India’s largest public sector lender, State Bank of India (SBI), reported a 5.6 per cent year-on-year increase in net profit for the fourth quarter of FY26.

India’s largest lender delivers steady earnings growth, but softer-than-expected quarterly numbers weigh on investor sentiment

India’s largest public sector lender, State Bank of India (SBI), reported a 5.6 per cent year-on-year increase in net profit for the fourth quarter of FY26. The bank posted a consolidated net profit of ₹19,684 crore for the quarter ended March 31, compared to ₹18,643 crore in the corresponding quarter last year.

However, the results fell short of market expectations, as analysts tracked by LSEG had estimated quarterly profit at around ₹20,312 crore. The earnings miss triggered a negative reaction in the stock market, with SBI shares declining sharply during Friday’s trading session.

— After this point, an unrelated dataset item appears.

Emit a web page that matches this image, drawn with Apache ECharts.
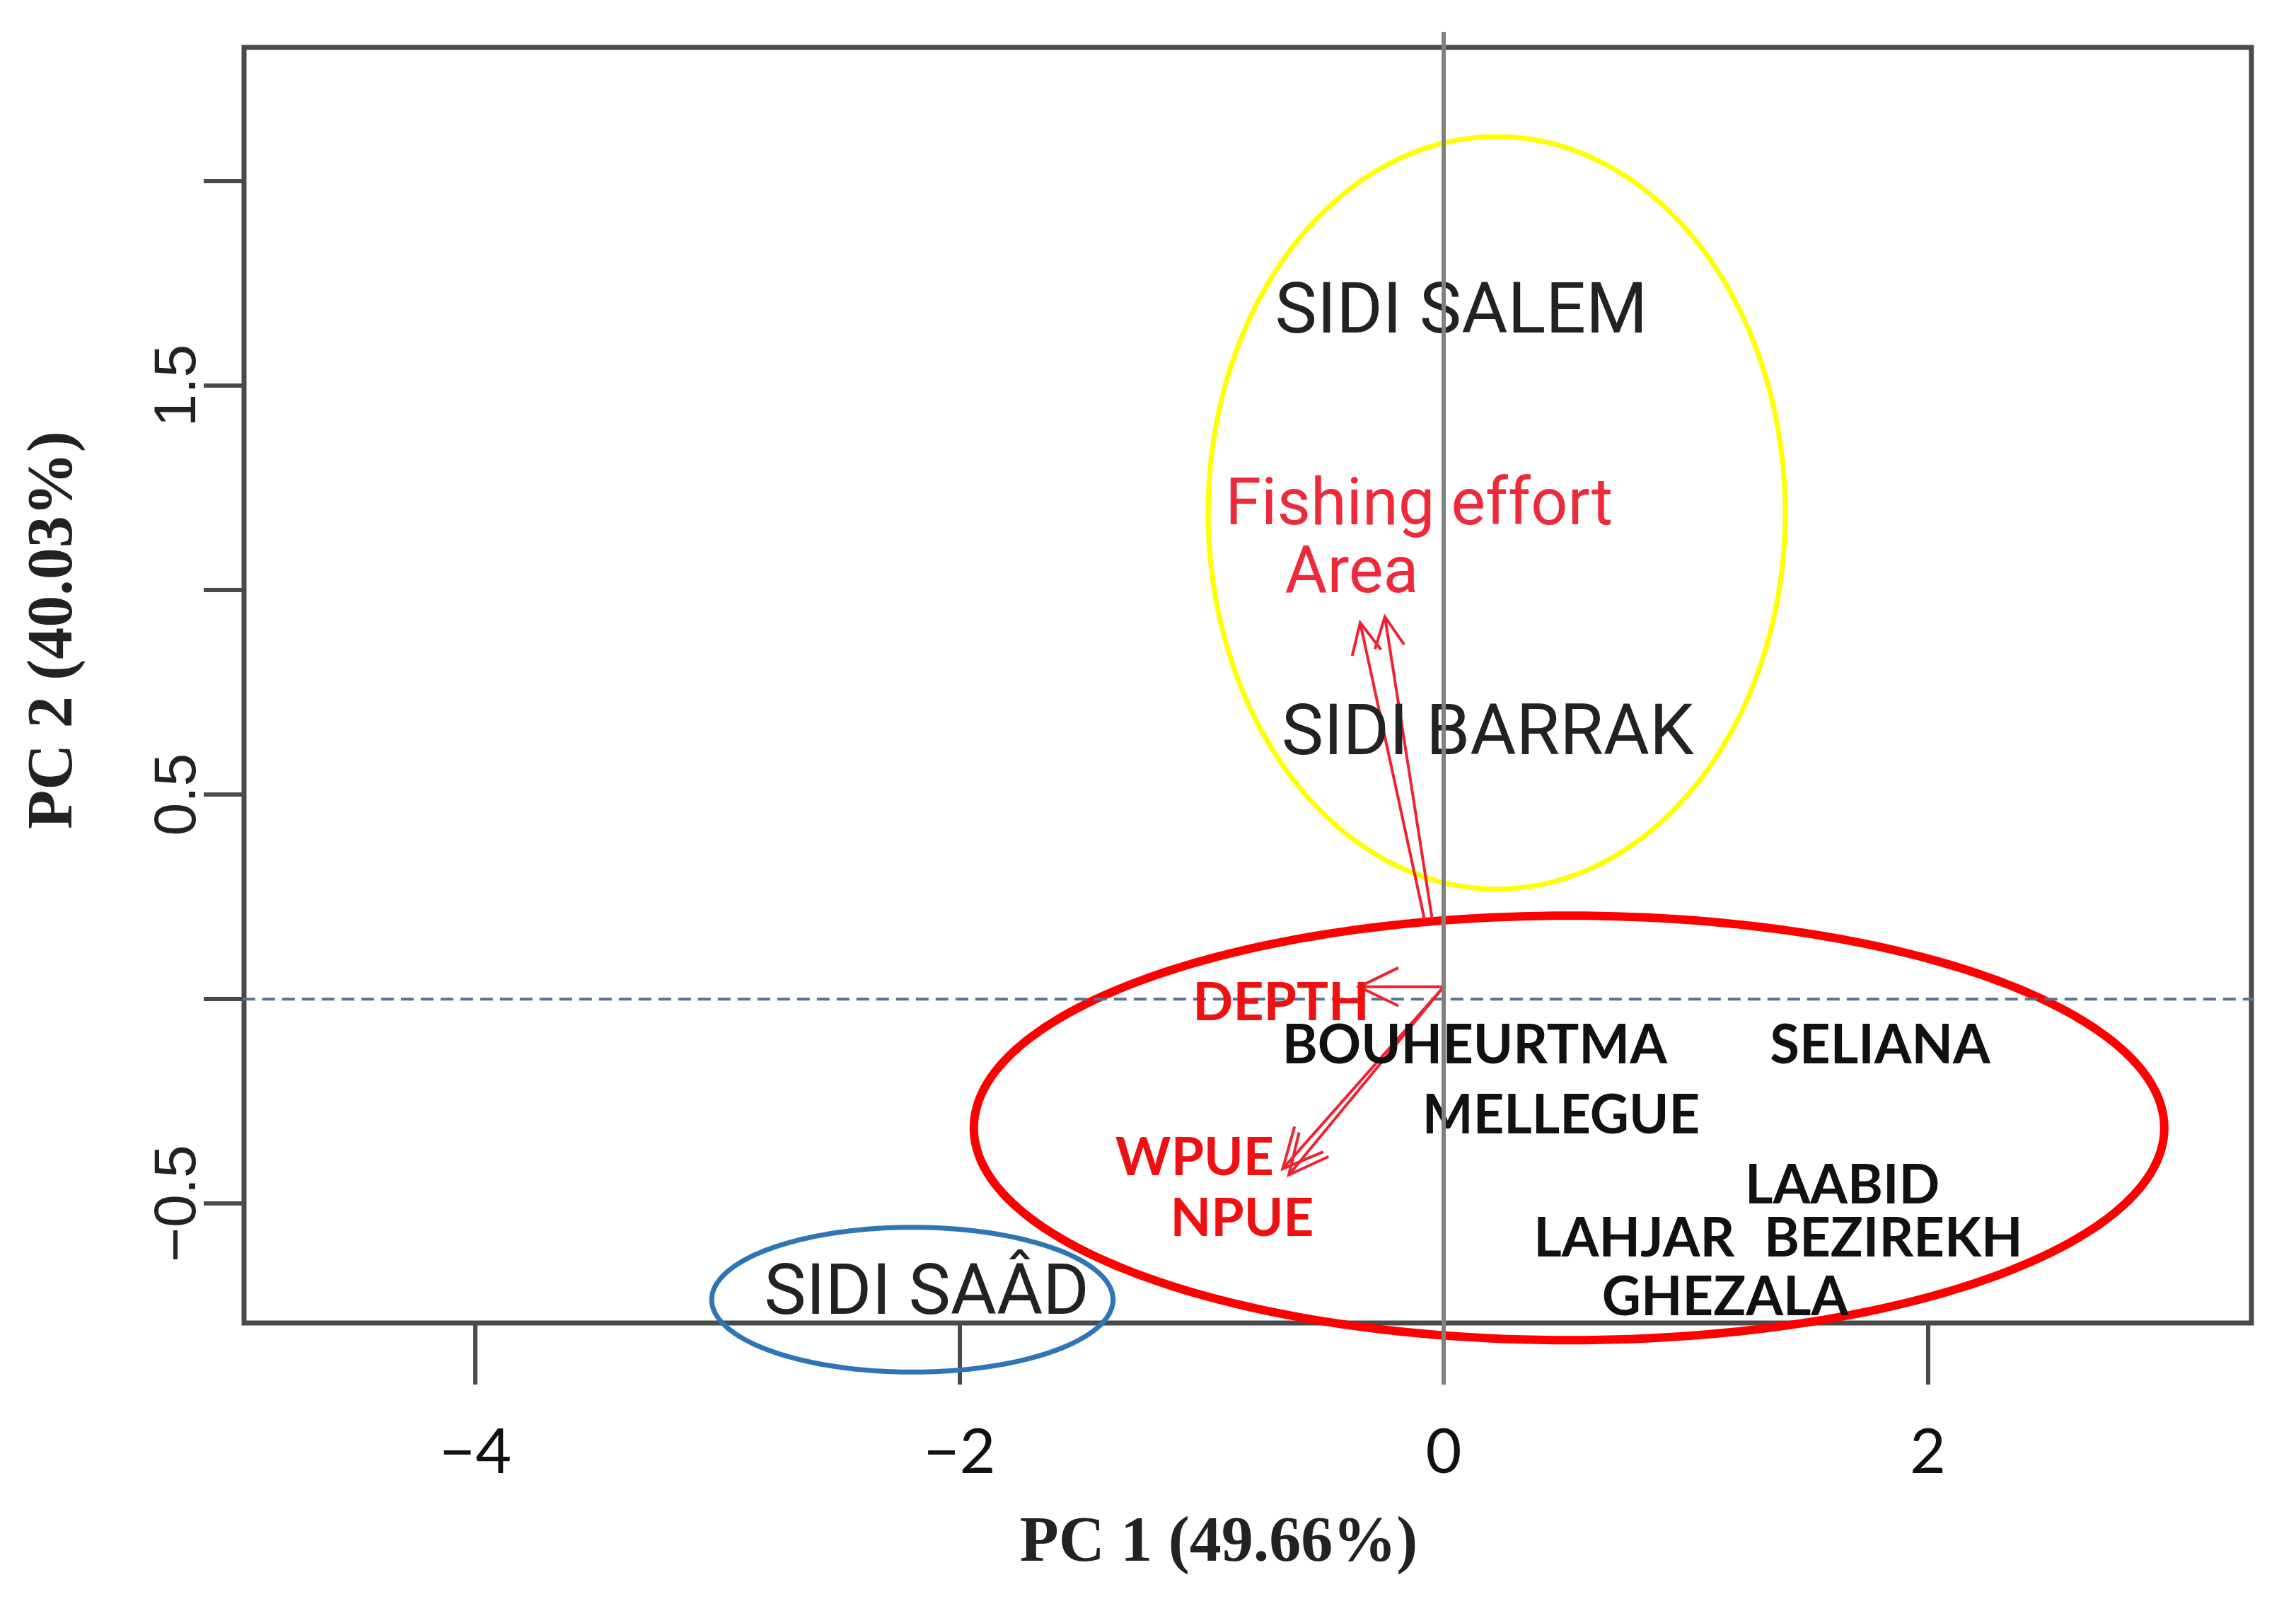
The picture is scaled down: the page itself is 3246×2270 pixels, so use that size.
<!DOCTYPE html>
<html><head><meta charset="utf-8">
<script src="https://cdn.jsdelivr.net/npm/echarts@6/dist/echarts.min.js"></script>
<style>html,body{margin:0;padding:0;background:#fff}#c{width:3246px;height:2270px}</style>
</head><body><div id="c"></div>
<script>
// ---- axes ----
const xRange = [-4.956, 3.337];
const yRange = [-0.792, 2.327];
const xTickValues = [-4, -2, 0, 2];
const yTickValues = [-0.5, 0, 0.5, 1, 1.5, 2];
const yLabelValues = [-0.5, 0.5, 1.5];
const xTitle = 'PC 1 (49.66%)';
const yTitle = 'PC 2 (40.03%)';

// ---- site scores (plain labels) ----
const siteNames = ['SIDI SALEM', 'SIDI BARRAK', 'SIDI SAÂD'];
const siteX = [0.073, 0.182, -2.136];
const siteY = [1.673, 0.642, -0.727];

// ---- site scores (bold labels) ----
const boldSiteNames = ['BOUHEURTMA', 'SELIANA', 'MELLEGUE', 'LAABID', 'LAHJAR', 'BEZIREKH', 'GHEZALA'];
const boldSiteX = [0.128, 1.803, 0.485, 1.647, 0.787, 1.858, 1.163];
const boldSiteY = [-0.114, -0.114, -0.286, -0.458, -0.587, -0.587, -0.730];

// ---- variable loadings (arrows + labels) ----
const varNames = ['Fishing effort', 'Area', 'DEPTH', 'WPUE', 'NPUE'];
const varLabelX = [-0.102, -0.38, -0.672, -1.029, -0.833];
const varLabelY = [1.20, 1.035, -0.01, -0.389, -0.537];
const arrowFromX = [-0.047, -0.079, 0, 0, 0];
const arrowFromY = [0.194, 0.194, 0.03, 0.03, 0.03];
const arrowToX = [-0.243, -0.345, -0.35, -0.665, -0.64];
const arrowToY = [0.935, 0.92, 0.03, -0.415, -0.43];

// ---- grouping ellipses ----
const ellipseCX = [0.219, 0.518, -2.195];
const ellipseCY = [1.189, -0.315, -0.735];
const ellipseRX = [1.192, 2.459, 0.829];
const ellipseRY = [0.920, 0.519, 0.177];

// ---- reference lines ----
const hLineX = [-5.126, 3.40];
const vLineY = [-0.943, 2.365];

const ellipseStyle = [
  {stroke: '#ffff00', lineWidth: 7},
  {stroke: '#ff0000', lineWidth: 12},
  {stroke: '#2e75b6', lineWidth: 7}
];
const boxColor = '#4a4a4a';
const redVar = ['#ee2a3a', '#ee2a3a', '#ee1111', '#ee1111', '#ee1111'];
const varFont = ['92px Roboto', '92px Roboto', 'bold 75px Lato', 'bold 75px Lato', 'bold 75px Lato'];
const headLen = [48, 48, 62, 62, 62];

function fmt(v, d) {
  const s = Math.abs(v).toFixed(d);
  return (v < 0 ? '\u2212' : '') + s;
}

const chart = echarts.init(document.getElementById('c'), null, {renderer: 'canvas'});
chart.setOption({
  backgroundColor: '#ffffff',
  animation: false,
  grid: {left: 345, top: 67, right: 63, bottom: 400, show: true,
         borderColor: boxColor, borderWidth: 7, backgroundColor: 'transparent'},
  xAxis: {
    type: 'value', min: xRange[0], max: xRange[1],
    splitLine: {show: false}, axisLine: {show: false, onZero: false},
    axisTick: {show: true, customValues: xTickValues, length: 87, lineStyle: {color: boxColor, width: 6}},
    axisLabel: {show: true, customValues: xTickValues, margin: 140, color: '#111',
                fontFamily: 'Lato', fontSize: 88, formatter: v => fmt(v, 0)},
    name: xTitle, nameLocation: 'middle', nameGap: 268,
    nameTextStyle: {fontFamily: 'Liberation Serif', fontWeight: 'bold', fontSize: 90, color: '#222', padding: [0, 82, 0, 0]}
  },
  yAxis: {
    type: 'value', min: yRange[0], max: yRange[1],
    splitLine: {show: false}, axisLine: {show: false, onZero: false},
    axisTick: {show: true, customValues: yTickValues, length: 57, lineStyle: {color: boxColor, width: 6}},
    axisLabel: {show: true, customValues: yLabelValues, rotate: 90, margin: 50, color: '#222',
                fontFamily: 'Liberation Sans', fontSize: 84, formatter: v => fmt(v, 1)},
    name: yTitle, nameLocation: 'middle', nameGap: 222,
    nameTextStyle: {fontFamily: 'Liberation Serif', fontWeight: 'bold', fontSize: 90, color: '#222', padding: [0, 0, 0, 156]}
  },
  series: [
    { // grouping ellipses
      type: 'custom', coordinateSystem: 'cartesian2d', silent: true, clip: false, z: 2,
      encode: {x: 0, y: 1},
      data: ellipseCX.map((cx, i) => [cx, ellipseCY[i], ellipseRX[i], ellipseRY[i]]),
      renderItem: function (params, api) {
        const c = api.coord([api.value(0), api.value(1)]);
        const s = api.size([api.value(2), api.value(3)], [api.value(0), api.value(1)]);
        const pts = [];
        for (let k = 0; k < 240; k++) {
          const t = k / 240 * Math.PI * 2;
          pts.push([c[0] + s[0] * Math.cos(t), c[1] + s[1] * Math.sin(t)]);
        }
        const st = ellipseStyle[params.dataIndex];
        return {type: 'polygon', shape: {points: pts}, style: {fill: 'none', stroke: st.stroke, lineWidth: st.lineWidth}};
      }
    },
    { // horizontal dashed reference line
      type: 'line', silent: true, clip: false, symbol: 'none', z: 3,
      data: [[hLineX[0], 0], [hLineX[1], 0]],
      lineStyle: {color: '#5b7190', width: 4, type: [18, 10]}
    },
    { // variable arrows
      type: 'custom', coordinateSystem: 'cartesian2d', silent: true, clip: false, z: 4,
      encode: {x: [0, 2], y: [1, 3]},
      data: arrowFromX.map((x0, i) => [x0, arrowFromY[i], arrowToX[i], arrowToY[i]]),
      renderItem: function (params, api) {
        const p0 = api.coord([api.value(0), api.value(1)]);
        const p1 = api.coord([api.value(2), api.value(3)]);
        const ang = Math.atan2(p1[1] - p0[1], p1[0] - p0[0]);
        const L = headLen[params.dataIndex], a = 0.45;
        const h1 = [p1[0] - L * Math.cos(ang - a), p1[1] - L * Math.sin(ang - a)];
        const h2 = [p1[0] - L * Math.cos(ang + a), p1[1] - L * Math.sin(ang + a)];
        const col = '#ee2233';
        return {type: 'group', children: [
          {type: 'line', shape: {x1: p0[0], y1: p0[1], x2: p1[0], y2: p1[1]}, style: {stroke: col, lineWidth: 4}},
          {type: 'polyline', shape: {points: [h1, p1, h2]}, style: {stroke: col, lineWidth: 4, fill: 'none'}}
        ]};
      }
    },
    { // plain site labels
      type: 'custom', coordinateSystem: 'cartesian2d', silent: true, clip: false, z: 5,
      data: siteX.map((x, i) => [x, siteY[i]]),
      renderItem: function (params, api) {
        const p = api.coord([api.value(0), api.value(1)]);
        return {type: 'text', x: p[0], y: p[1], style: {text: siteNames[params.dataIndex], fill: '#222222',
          font: '100px Roboto', align: 'center', verticalAlign: 'middle'}};
      }
    },
    { // bold site labels
      type: 'custom', coordinateSystem: 'cartesian2d', silent: true, clip: false, z: 5,
      data: boldSiteX.map((x, i) => [x, boldSiteY[i]]),
      renderItem: function (params, api) {
        const p = api.coord([api.value(0), api.value(1)]);
        return {type: 'text', x: p[0], y: p[1], style: {text: boldSiteNames[params.dataIndex], fill: '#111111',
          font: 'bold 76px Lato', align: 'center', verticalAlign: 'middle'}};
      }
    },
    { // variable labels
      type: 'custom', coordinateSystem: 'cartesian2d', silent: true, clip: false, z: 5,
      data: varLabelX.map((x, i) => [x, varLabelY[i]]),
      renderItem: function (params, api) {
        const p = api.coord([api.value(0), api.value(1)]);
        const i = params.dataIndex;
        return {type: 'text', x: p[0], y: p[1], style: {text: varNames[i], fill: redVar[i],
          font: varFont[i], align: 'center', verticalAlign: 'middle'}};
      }
    },
    { // vertical zero line
      type: 'line', silent: true, clip: false, symbol: 'none', z: 6,
      data: [[0, vLineY[0]], [0, vLineY[1]]],
      lineStyle: {color: '#808080', width: 6}
    }
  ]
});
</script></body></html>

Stock Declines Over 5% After Earnings Announcement

Shares of SBI came under pressure soon after the quarterly results were announced. The stock was trading at ₹1,034.20, down 5.29 per cent intraday on the NSE. During the session, the stock touched a low of ₹1,032.60 and a high of ₹1,095.

Despite the sharp correction, SBI remains one of the strongest-performing banking stocks over the long term. The stock has traded in a 52-week range of ₹779.10 to ₹1,234.80, reflecting continued investor interest in India’s banking sector.

Profit Growth Supported by Core Banking Operations

The lender continued to benefit from healthy loan growth and stable core banking operations during the quarter. Strong retail credit demand, improving digital banking adoption, and growth in corporate lending supported overall business performance.

Market experts noted that while profit growth remained positive, margin pressures and higher provisioning may have affected the bank’s overall earnings performance compared with market expectations.

Banking Sector Faces Margin and Deposit Challenges

India’s banking sector has recently faced pressure on net interest margins due to rising deposit costs and intense competition for savings. Several major lenders have reported moderation in profitability growth during recent quarters despite healthy credit demand.

Analysts believe SBI’s long-term outlook remains stable due to its dominant market position, strong government backing, wide branch network, and growing digital banking ecosystem. Investors will now closely watch the bank’s guidance on credit growth, asset quality, and deposit mobilisation for FY27.

Focus Shifts to Future Growth Strategy

Going forward, SBI is expected to focus on expanding retail lending, strengthening digital financial services, and improving operational efficiency. The bank’s performance remains closely tied to India’s broader economic growth and credit expansion trends.

Market participants will also monitor interest rate movements, treasury income, and asset quality trends, which are expected to play a key role in determining banking sector profitability in the coming quarters.